# start of MATERIAL PROVIDED
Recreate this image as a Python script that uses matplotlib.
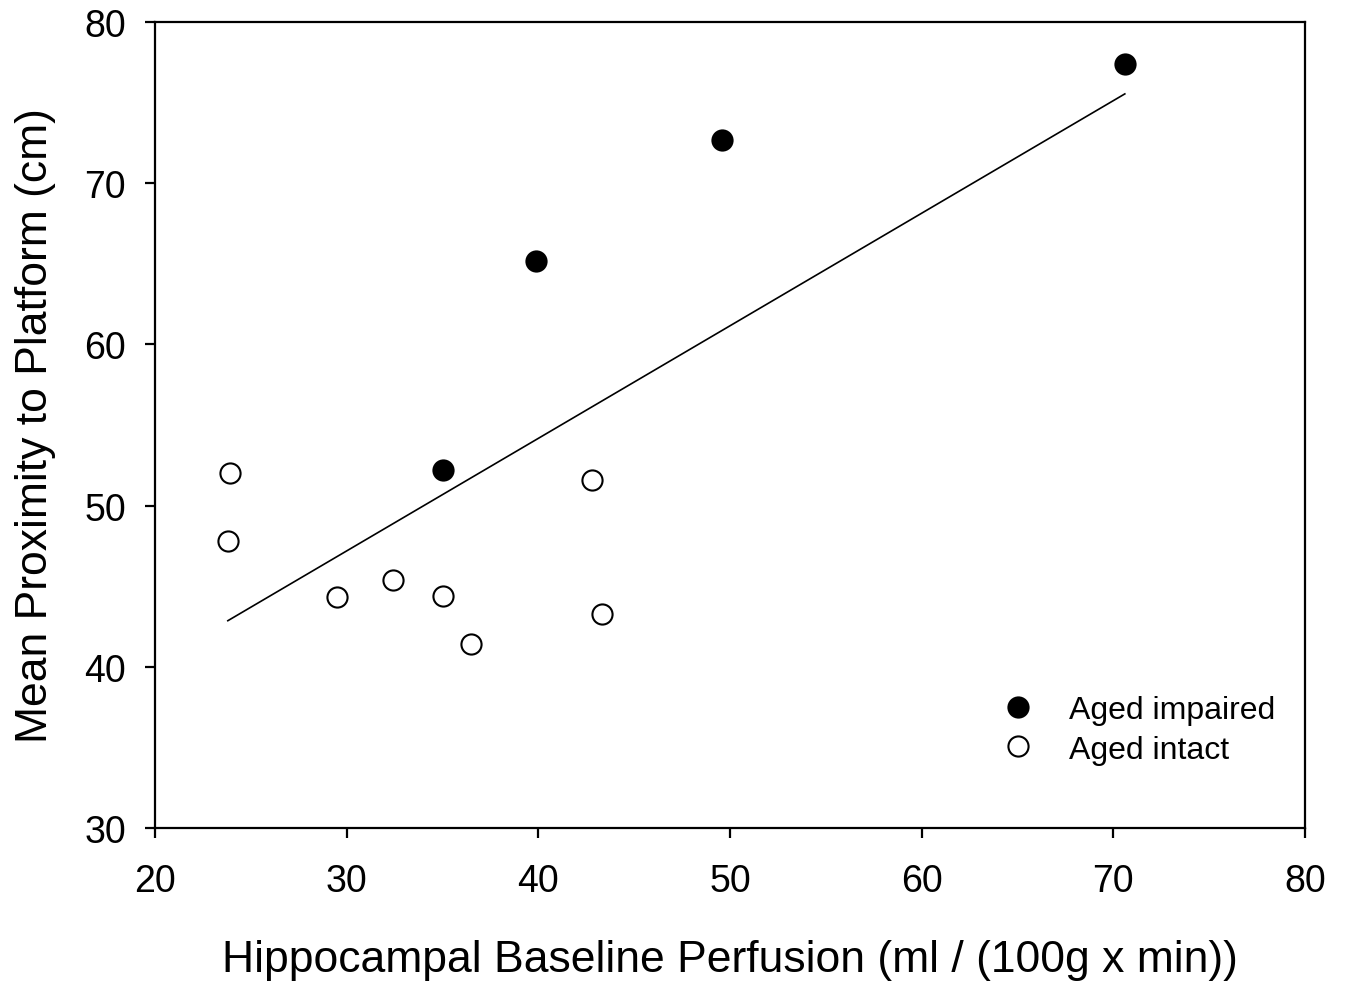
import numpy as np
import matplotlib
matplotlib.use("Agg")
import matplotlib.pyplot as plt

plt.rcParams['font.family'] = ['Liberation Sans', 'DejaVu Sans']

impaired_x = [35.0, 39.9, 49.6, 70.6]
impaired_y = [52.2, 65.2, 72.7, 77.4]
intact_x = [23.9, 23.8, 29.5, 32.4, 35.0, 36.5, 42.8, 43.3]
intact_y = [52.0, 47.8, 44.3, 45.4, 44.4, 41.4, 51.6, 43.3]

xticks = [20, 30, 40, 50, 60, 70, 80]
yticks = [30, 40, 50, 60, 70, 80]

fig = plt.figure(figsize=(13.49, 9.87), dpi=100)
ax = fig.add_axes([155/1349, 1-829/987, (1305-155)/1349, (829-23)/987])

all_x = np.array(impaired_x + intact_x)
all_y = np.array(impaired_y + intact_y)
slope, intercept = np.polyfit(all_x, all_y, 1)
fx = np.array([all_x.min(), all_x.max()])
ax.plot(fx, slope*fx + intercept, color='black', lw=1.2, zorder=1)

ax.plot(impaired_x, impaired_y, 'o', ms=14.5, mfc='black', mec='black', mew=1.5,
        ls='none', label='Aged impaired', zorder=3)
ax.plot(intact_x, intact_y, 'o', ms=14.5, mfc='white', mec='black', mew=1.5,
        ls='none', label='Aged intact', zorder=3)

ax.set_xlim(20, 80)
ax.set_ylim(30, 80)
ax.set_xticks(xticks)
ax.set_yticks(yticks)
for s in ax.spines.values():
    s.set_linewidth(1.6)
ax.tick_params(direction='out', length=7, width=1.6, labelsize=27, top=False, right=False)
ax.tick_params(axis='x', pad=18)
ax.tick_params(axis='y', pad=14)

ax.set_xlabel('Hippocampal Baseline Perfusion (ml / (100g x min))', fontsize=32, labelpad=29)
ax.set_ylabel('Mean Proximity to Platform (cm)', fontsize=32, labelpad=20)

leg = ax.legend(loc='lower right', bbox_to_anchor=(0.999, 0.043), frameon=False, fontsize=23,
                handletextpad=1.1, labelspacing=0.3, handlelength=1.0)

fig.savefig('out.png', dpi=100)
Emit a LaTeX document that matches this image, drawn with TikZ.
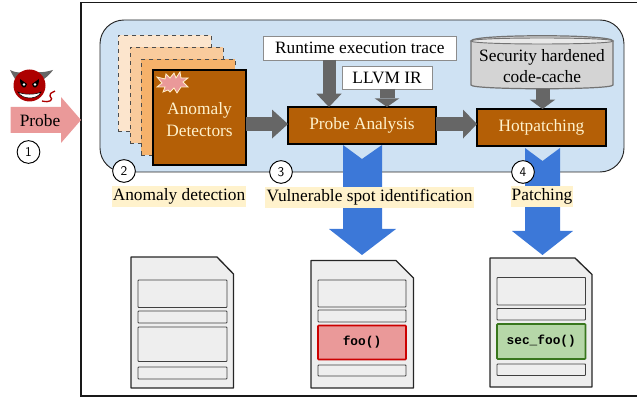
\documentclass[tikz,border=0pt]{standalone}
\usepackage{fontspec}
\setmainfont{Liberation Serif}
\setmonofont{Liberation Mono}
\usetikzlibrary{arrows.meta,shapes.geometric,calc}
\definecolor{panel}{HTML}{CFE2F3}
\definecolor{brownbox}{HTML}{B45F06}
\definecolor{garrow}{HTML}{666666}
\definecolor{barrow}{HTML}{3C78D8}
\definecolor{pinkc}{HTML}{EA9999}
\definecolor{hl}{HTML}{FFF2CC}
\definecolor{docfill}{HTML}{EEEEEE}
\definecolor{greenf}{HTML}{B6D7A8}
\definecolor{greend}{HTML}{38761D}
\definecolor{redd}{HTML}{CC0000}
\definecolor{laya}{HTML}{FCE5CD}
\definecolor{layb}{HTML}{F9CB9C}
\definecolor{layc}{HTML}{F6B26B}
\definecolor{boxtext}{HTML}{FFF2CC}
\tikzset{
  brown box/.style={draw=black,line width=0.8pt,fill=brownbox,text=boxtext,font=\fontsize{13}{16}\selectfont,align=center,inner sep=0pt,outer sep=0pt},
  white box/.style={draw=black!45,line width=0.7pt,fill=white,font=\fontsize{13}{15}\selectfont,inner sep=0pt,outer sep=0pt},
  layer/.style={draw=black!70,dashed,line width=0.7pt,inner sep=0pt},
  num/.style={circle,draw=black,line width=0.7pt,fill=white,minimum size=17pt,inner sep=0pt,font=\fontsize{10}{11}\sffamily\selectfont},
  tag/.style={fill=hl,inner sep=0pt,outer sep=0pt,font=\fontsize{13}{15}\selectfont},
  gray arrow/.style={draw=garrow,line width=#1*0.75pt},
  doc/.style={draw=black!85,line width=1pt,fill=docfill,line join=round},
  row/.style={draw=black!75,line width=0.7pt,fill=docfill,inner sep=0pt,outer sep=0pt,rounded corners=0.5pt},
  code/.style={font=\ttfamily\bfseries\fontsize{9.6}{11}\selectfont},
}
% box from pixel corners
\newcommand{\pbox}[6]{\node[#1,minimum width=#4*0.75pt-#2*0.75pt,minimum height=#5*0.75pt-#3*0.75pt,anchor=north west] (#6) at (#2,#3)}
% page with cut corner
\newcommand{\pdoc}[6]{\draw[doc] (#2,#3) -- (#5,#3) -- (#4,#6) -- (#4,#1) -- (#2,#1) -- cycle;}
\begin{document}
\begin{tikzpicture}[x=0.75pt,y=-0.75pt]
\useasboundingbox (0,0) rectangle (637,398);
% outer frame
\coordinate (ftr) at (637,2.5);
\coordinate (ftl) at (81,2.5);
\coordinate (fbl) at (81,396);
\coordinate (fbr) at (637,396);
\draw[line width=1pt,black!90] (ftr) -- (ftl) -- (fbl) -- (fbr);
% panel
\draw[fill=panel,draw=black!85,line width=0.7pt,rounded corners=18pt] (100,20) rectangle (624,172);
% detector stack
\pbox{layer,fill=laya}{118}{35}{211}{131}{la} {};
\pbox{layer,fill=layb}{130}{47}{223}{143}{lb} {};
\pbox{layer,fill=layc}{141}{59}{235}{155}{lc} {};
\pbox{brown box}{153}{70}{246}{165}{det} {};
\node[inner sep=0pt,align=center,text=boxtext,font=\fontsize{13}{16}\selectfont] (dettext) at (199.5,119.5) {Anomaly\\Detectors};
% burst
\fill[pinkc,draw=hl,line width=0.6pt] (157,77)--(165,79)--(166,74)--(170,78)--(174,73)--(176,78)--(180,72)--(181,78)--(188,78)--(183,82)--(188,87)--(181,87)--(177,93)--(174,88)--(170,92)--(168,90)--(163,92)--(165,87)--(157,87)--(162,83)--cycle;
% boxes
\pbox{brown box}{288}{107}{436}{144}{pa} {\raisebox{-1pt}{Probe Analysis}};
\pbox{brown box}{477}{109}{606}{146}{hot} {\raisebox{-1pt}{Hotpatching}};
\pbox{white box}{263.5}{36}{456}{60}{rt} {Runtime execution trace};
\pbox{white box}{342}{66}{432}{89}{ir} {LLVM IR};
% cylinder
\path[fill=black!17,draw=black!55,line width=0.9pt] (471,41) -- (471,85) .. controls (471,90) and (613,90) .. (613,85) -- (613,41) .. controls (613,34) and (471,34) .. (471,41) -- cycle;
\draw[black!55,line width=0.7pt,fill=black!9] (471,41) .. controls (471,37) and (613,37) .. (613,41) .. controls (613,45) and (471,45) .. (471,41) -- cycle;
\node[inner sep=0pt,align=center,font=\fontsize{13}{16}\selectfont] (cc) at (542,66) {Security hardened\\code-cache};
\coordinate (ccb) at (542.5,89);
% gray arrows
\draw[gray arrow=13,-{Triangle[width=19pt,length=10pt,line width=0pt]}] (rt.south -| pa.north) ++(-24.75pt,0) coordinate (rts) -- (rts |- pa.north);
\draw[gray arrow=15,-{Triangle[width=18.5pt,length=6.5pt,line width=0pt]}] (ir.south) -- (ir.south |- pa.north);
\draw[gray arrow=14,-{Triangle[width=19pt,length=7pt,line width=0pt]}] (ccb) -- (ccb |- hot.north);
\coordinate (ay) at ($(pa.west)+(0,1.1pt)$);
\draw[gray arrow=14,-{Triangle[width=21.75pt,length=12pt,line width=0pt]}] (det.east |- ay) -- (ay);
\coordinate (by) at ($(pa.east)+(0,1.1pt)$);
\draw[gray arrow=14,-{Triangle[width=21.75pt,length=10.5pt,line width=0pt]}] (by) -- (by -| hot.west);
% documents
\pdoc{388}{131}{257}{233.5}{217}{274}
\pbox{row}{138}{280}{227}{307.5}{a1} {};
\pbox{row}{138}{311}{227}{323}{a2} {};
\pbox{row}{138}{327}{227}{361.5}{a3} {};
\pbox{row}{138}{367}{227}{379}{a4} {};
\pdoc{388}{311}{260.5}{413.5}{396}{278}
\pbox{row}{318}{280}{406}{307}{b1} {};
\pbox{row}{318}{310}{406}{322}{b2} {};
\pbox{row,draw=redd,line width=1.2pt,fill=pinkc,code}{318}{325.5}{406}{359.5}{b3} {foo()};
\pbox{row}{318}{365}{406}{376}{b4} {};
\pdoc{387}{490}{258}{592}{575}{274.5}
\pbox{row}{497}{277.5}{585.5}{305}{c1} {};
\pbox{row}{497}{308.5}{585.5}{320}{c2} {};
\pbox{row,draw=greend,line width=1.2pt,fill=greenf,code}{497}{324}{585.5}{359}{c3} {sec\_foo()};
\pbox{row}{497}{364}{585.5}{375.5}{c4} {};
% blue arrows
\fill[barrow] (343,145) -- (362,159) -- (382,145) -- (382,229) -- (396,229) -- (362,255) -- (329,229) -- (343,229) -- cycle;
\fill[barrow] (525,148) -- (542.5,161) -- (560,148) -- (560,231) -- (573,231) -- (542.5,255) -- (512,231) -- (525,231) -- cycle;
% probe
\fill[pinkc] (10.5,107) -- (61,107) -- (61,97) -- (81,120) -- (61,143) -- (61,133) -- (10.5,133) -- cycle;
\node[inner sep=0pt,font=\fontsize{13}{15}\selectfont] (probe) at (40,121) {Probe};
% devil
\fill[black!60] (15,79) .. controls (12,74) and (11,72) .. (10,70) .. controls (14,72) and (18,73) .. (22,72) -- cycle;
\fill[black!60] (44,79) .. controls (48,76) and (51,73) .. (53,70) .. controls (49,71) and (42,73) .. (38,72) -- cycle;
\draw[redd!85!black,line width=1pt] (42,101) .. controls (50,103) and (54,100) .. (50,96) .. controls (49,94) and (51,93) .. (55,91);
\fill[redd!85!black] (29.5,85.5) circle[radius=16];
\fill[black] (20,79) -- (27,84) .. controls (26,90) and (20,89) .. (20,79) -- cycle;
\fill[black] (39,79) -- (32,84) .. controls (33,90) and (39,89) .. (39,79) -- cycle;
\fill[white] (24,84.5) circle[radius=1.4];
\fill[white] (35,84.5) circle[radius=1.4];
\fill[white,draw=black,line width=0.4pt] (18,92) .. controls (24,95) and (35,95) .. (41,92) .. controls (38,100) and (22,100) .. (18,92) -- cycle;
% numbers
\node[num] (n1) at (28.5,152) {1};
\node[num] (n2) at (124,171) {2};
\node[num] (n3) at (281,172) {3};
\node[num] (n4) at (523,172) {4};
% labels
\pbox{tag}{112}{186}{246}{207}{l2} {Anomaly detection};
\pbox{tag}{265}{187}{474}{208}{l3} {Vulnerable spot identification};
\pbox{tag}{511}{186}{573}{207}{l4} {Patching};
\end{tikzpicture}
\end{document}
# end of MATERIAL PROVIDED
- [WRITTEN TASK]: Leave out any pictures and return exactly the lines from the beginning of the data through the line with "1-829/987, (1305-155)/1349, (829-23)/987])", inclusive.

- [SOLUTION TO THE EXERCISE]:
Recreate this image as a Python script that uses matplotlib.
import numpy as np
import matplotlib
matplotlib.use("Agg")
import matplotlib.pyplot as plt

plt.rcParams['font.family'] = ['Liberation Sans', 'DejaVu Sans']

impaired_x = [35.0, 39.9, 49.6, 70.6]
impaired_y = [52.2, 65.2, 72.7, 77.4]
intact_x = [23.9, 23.8, 29.5, 32.4, 35.0, 36.5, 42.8, 43.3]
intact_y = [52.0, 47.8, 44.3, 45.4, 44.4, 41.4, 51.6, 43.3]

xticks = [20, 30, 40, 50, 60, 70, 80]
yticks = [30, 40, 50, 60, 70, 80]

fig = plt.figure(figsize=(13.49, 9.87), dpi=100)
ax = fig.add_axes([155/1349, 1-829/987, (1305-155)/1349, (829-23)/987])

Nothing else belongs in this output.